§ **The task**: Return every line below as is, leaving out the pictures.

§ **Provided data**:
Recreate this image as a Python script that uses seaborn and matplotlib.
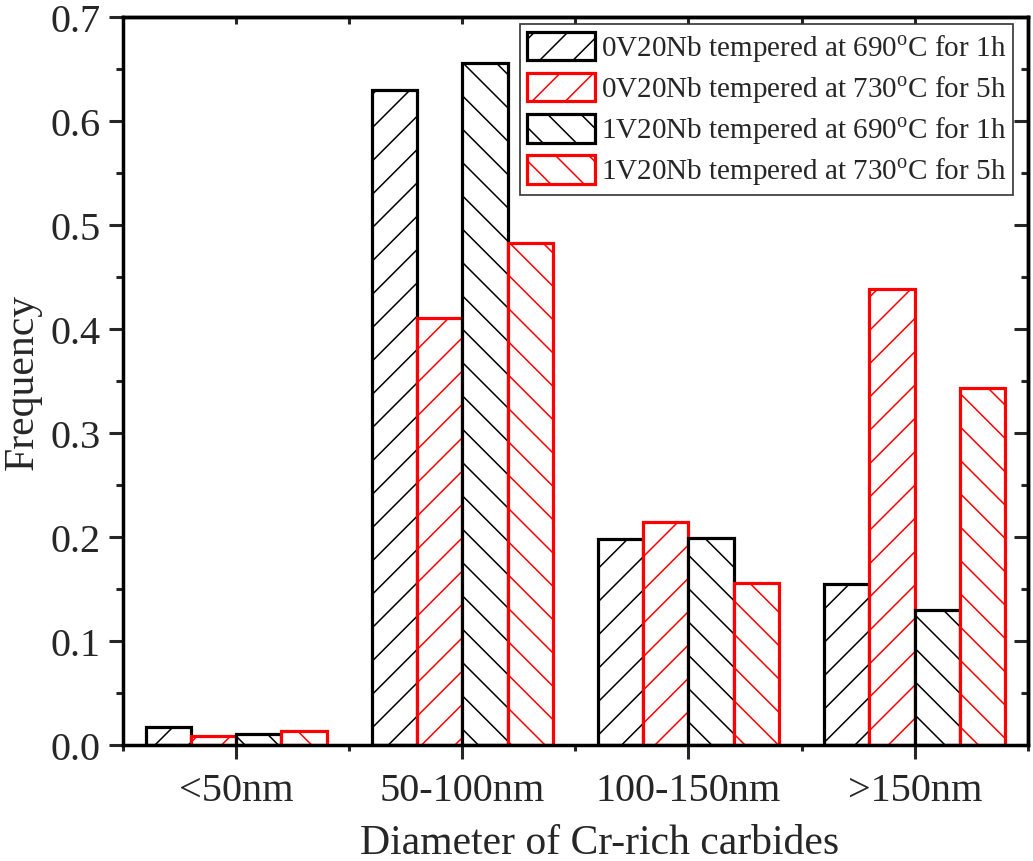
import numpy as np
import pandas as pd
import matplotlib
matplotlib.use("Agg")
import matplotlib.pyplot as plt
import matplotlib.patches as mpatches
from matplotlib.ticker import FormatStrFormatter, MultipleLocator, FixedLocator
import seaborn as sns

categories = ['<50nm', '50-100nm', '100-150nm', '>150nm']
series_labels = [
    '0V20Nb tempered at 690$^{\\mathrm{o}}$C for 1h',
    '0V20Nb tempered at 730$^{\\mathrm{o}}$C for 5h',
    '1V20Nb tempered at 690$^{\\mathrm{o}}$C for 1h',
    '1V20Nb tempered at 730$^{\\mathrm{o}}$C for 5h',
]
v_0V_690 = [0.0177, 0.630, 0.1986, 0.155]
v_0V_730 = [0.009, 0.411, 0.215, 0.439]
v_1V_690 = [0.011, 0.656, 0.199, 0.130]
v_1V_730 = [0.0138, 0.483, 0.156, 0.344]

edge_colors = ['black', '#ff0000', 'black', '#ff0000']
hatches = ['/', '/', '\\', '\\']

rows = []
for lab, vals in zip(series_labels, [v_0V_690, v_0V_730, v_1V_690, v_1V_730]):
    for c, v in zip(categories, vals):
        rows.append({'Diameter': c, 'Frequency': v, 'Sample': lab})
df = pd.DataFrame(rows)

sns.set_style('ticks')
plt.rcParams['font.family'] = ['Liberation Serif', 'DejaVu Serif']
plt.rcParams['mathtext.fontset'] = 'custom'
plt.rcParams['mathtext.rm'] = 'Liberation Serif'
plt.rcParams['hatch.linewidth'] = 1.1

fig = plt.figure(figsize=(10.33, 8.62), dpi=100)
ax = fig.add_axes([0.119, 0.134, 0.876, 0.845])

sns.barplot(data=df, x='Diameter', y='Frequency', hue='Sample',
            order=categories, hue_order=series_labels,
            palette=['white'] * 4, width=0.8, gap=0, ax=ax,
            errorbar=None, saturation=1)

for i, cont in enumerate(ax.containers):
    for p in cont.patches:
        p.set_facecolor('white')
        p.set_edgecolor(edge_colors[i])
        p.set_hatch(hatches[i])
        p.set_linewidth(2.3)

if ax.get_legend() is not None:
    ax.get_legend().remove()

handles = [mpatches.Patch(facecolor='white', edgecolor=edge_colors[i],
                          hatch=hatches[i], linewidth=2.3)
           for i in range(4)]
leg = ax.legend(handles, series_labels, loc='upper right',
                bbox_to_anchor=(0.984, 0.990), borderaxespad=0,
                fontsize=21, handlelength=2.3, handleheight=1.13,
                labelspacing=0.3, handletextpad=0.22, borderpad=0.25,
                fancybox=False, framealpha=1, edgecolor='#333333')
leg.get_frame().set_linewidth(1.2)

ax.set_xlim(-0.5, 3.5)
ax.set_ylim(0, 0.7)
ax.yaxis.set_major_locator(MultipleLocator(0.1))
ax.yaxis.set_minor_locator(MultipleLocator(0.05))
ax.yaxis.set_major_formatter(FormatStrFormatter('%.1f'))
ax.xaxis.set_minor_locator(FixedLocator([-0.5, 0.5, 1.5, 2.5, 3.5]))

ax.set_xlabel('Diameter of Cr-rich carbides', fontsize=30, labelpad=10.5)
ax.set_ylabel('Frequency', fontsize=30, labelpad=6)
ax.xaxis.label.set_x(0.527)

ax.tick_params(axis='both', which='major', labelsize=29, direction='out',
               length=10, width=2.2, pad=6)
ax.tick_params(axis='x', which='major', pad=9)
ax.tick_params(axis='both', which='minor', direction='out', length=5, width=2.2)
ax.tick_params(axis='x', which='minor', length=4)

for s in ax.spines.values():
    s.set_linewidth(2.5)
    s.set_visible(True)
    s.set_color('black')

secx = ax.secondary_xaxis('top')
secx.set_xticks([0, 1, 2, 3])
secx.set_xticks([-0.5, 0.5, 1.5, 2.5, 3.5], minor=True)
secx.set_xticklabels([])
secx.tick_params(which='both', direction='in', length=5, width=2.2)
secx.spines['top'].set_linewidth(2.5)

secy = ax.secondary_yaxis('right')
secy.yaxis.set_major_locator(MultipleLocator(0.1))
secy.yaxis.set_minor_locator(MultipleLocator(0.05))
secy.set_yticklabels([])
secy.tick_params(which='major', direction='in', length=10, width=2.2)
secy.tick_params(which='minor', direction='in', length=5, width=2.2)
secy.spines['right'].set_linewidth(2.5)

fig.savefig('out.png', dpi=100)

§ **Output below**:
Recreate this image as a Python script that uses seaborn and matplotlib.
import numpy as np
import pandas as pd
import matplotlib
matplotlib.use("Agg")
import matplotlib.pyplot as plt
import matplotlib.patches as mpatches
from matplotlib.ticker import FormatStrFormatter, MultipleLocator, FixedLocator
import seaborn as sns

categories = ['<50nm', '50-100nm', '100-150nm', '>150nm']
series_labels = [
    '0V20Nb tempered at 690$^{\\mathrm{o}}$C for 1h',
    '0V20Nb tempered at 730$^{\\mathrm{o}}$C for 5h',
    '1V20Nb tempered at 690$^{\\mathrm{o}}$C for 1h',
    '1V20Nb tempered at 730$^{\\mathrm{o}}$C for 5h',
]
v_0V_690 = [0.0177, 0.630, 0.1986, 0.155]
v_0V_730 = [0.009, 0.411, 0.215, 0.439]
v_1V_690 = [0.011, 0.656, 0.199, 0.130]
v_1V_730 = [0.0138, 0.483, 0.156, 0.344]

edge_colors = ['black', '#ff0000', 'black', '#ff0000']
hatches = ['/', '/', '\\', '\\']

rows = []
for lab, vals in zip(series_labels, [v_0V_690, v_0V_730, v_1V_690, v_1V_730]):
    for c, v in zip(categories, vals):
        rows.append({'Diameter': c, 'Frequency': v, 'Sample': lab})
df = pd.DataFrame(rows)

sns.set_style('ticks')
plt.rcParams['font.family'] = ['Liberation Serif', 'DejaVu Serif']
plt.rcParams['mathtext.fontset'] = 'custom'
plt.rcParams['mathtext.rm'] = 'Liberation Serif'
plt.rcParams['hatch.linewidth'] = 1.1

fig = plt.figure(figsize=(10.33, 8.62), dpi=100)
ax = fig.add_axes([0.119, 0.134, 0.876, 0.845])

sns.barplot(data=df, x='Diameter', y='Frequency', hue='Sample',
            order=categories, hue_order=series_labels,
            palette=['white'] * 4, width=0.8, gap=0, ax=ax,
            errorbar=None, saturation=1)

for i, cont in enumerate(ax.containers):
    for p in cont.patches:
        p.set_facecolor('white')
        p.set_edgecolor(edge_colors[i])
        p.set_hatch(hatches[i])
        p.set_linewidth(2.3)

if ax.get_legend() is not None:
    ax.get_legend().remove()

handles = [mpatches.Patch(facecolor='white', edgecolor=edge_colors[i],
                          hatch=hatches[i], linewidth=2.3)
           for i in range(4)]
leg = ax.legend(handles, series_labels, loc='upper right',
                bbox_to_anchor=(0.984, 0.990), borderaxespad=0,
                fontsize=21, handlelength=2.3, handleheight=1.13,
                labelspacing=0.3, handletextpad=0.22, borderpad=0.25,
                fancybox=False, framealpha=1, edgecolor='#333333')
leg.get_frame().set_linewidth(1.2)

ax.set_xlim(-0.5, 3.5)
ax.set_ylim(0, 0.7)
ax.yaxis.set_major_locator(MultipleLocator(0.1))
ax.yaxis.set_minor_locator(MultipleLocator(0.05))
ax.yaxis.set_major_formatter(FormatStrFormatter('%.1f'))
ax.xaxis.set_minor_locator(FixedLocator([-0.5, 0.5, 1.5, 2.5, 3.5]))

ax.set_xlabel('Diameter of Cr-rich carbides', fontsize=30, labelpad=10.5)
ax.set_ylabel('Frequency', fontsize=30, labelpad=6)
ax.xaxis.label.set_x(0.527)

ax.tick_params(axis='both', which='major', labelsize=29, direction='out',
               length=10, width=2.2, pad=6)
ax.tick_params(axis='x', which='major', pad=9)
ax.tick_params(axis='both', which='minor', direction='out', length=5, width=2.2)
ax.tick_params(axis='x', which='minor', length=4)

for s in ax.spines.values():
    s.set_linewidth(2.5)
    s.set_visible(True)
    s.set_color('black')

secx = ax.secondary_xaxis('top')
secx.set_xticks([0, 1, 2, 3])
secx.set_xticks([-0.5, 0.5, 1.5, 2.5, 3.5], minor=True)
secx.set_xticklabels([])
secx.tick_params(which='both', direction='in', length=5, width=2.2)
secx.spines['top'].set_linewidth(2.5)

secy = ax.secondary_yaxis('right')
secy.yaxis.set_major_locator(MultipleLocator(0.1))
secy.yaxis.set_minor_locator(MultipleLocator(0.05))
secy.set_yticklabels([])
secy.tick_params(which='major', direction='in', length=10, width=2.2)
secy.tick_params(which='minor', direction='in', length=5, width=2.2)
secy.spines['right'].set_linewidth(2.5)

fig.savefig('out.png', dpi=100)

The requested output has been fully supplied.